_PROBLEM DETAILS:_ Look below and pull out each line with the word "that".

_RAW RECORDS:_
-*-

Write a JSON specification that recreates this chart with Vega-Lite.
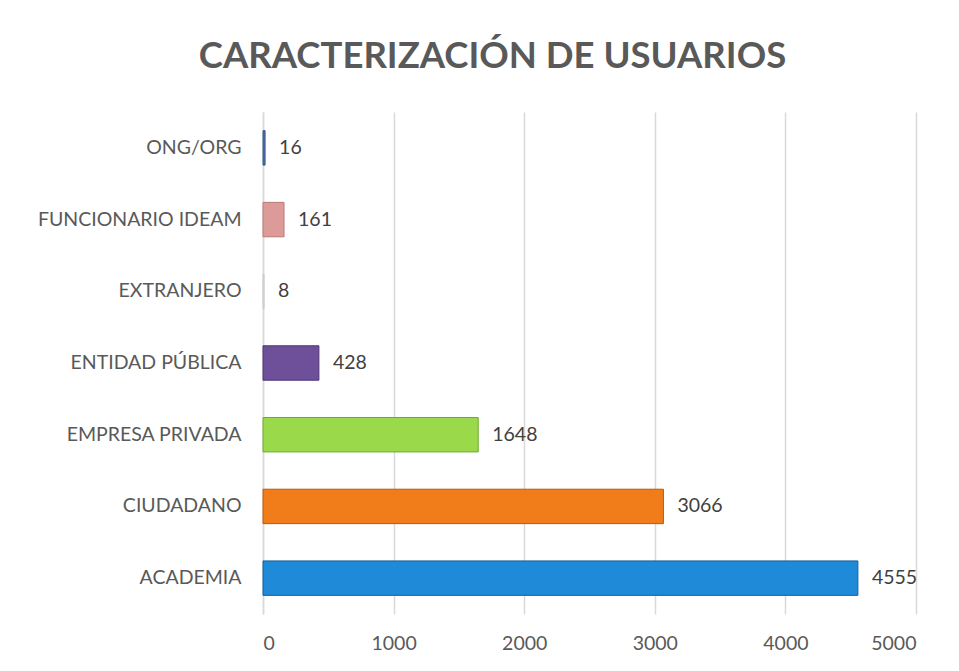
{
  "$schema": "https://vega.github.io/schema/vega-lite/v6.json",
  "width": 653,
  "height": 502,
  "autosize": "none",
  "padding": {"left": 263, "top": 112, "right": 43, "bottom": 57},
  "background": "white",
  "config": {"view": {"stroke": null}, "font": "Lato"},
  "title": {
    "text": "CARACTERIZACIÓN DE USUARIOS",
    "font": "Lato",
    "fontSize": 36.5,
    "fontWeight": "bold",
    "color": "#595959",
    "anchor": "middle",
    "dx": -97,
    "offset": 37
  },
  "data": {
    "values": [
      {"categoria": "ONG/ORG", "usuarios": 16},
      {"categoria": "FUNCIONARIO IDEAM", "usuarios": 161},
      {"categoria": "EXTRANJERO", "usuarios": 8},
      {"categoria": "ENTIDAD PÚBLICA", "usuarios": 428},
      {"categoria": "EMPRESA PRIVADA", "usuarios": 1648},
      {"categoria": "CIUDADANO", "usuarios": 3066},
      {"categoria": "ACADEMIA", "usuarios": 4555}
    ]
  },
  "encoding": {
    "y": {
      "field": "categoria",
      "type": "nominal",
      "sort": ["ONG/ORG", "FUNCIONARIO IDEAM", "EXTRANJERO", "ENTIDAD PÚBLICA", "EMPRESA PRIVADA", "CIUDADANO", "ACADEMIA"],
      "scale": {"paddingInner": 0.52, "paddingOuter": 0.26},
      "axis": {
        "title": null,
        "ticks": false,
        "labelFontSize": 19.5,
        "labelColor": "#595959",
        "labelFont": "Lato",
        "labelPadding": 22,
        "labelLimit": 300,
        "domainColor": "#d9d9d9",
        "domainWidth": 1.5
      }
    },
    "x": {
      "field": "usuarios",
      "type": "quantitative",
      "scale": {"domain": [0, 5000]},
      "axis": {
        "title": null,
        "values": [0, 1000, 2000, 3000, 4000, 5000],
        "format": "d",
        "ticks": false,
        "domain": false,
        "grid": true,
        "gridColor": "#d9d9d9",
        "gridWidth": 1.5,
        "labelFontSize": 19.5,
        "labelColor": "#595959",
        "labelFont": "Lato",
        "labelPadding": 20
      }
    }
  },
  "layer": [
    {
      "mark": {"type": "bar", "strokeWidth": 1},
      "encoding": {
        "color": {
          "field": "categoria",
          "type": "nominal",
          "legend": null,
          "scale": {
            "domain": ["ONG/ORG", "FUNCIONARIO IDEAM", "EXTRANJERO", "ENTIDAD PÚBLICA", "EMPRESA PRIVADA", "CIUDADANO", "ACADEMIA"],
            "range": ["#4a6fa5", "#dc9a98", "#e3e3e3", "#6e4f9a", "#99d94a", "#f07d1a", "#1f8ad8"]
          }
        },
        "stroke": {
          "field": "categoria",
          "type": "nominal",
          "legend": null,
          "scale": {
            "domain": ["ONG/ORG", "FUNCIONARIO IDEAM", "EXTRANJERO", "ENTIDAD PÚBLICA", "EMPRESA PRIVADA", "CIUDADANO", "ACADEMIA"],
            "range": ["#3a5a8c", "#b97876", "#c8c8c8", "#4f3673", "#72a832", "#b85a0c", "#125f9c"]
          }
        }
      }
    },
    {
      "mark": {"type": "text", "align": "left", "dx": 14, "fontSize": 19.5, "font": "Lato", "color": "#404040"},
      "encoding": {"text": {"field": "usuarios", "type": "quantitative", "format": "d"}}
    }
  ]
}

-*-

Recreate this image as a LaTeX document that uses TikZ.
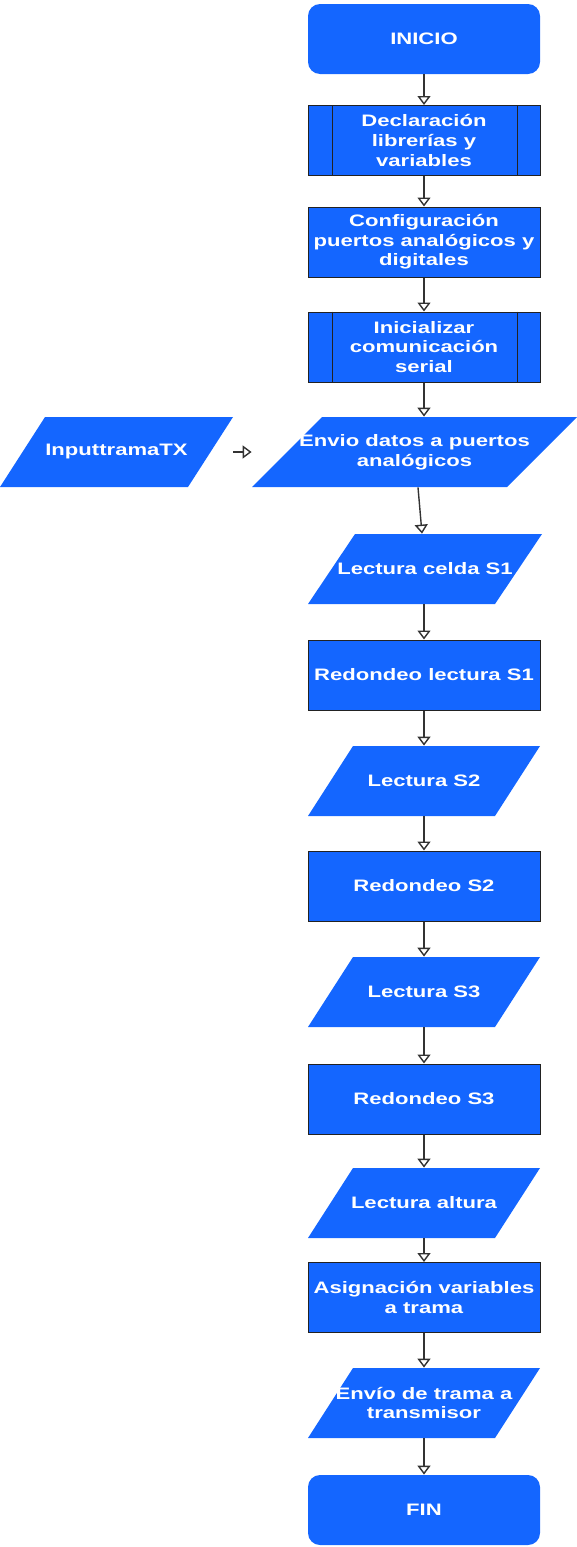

-*-

_SOLUTION TO THE EXERCISE:_
Write a JSON specification that recreates this chart with Vega-Lite.
Recreate this image as a LaTeX document that uses TikZ.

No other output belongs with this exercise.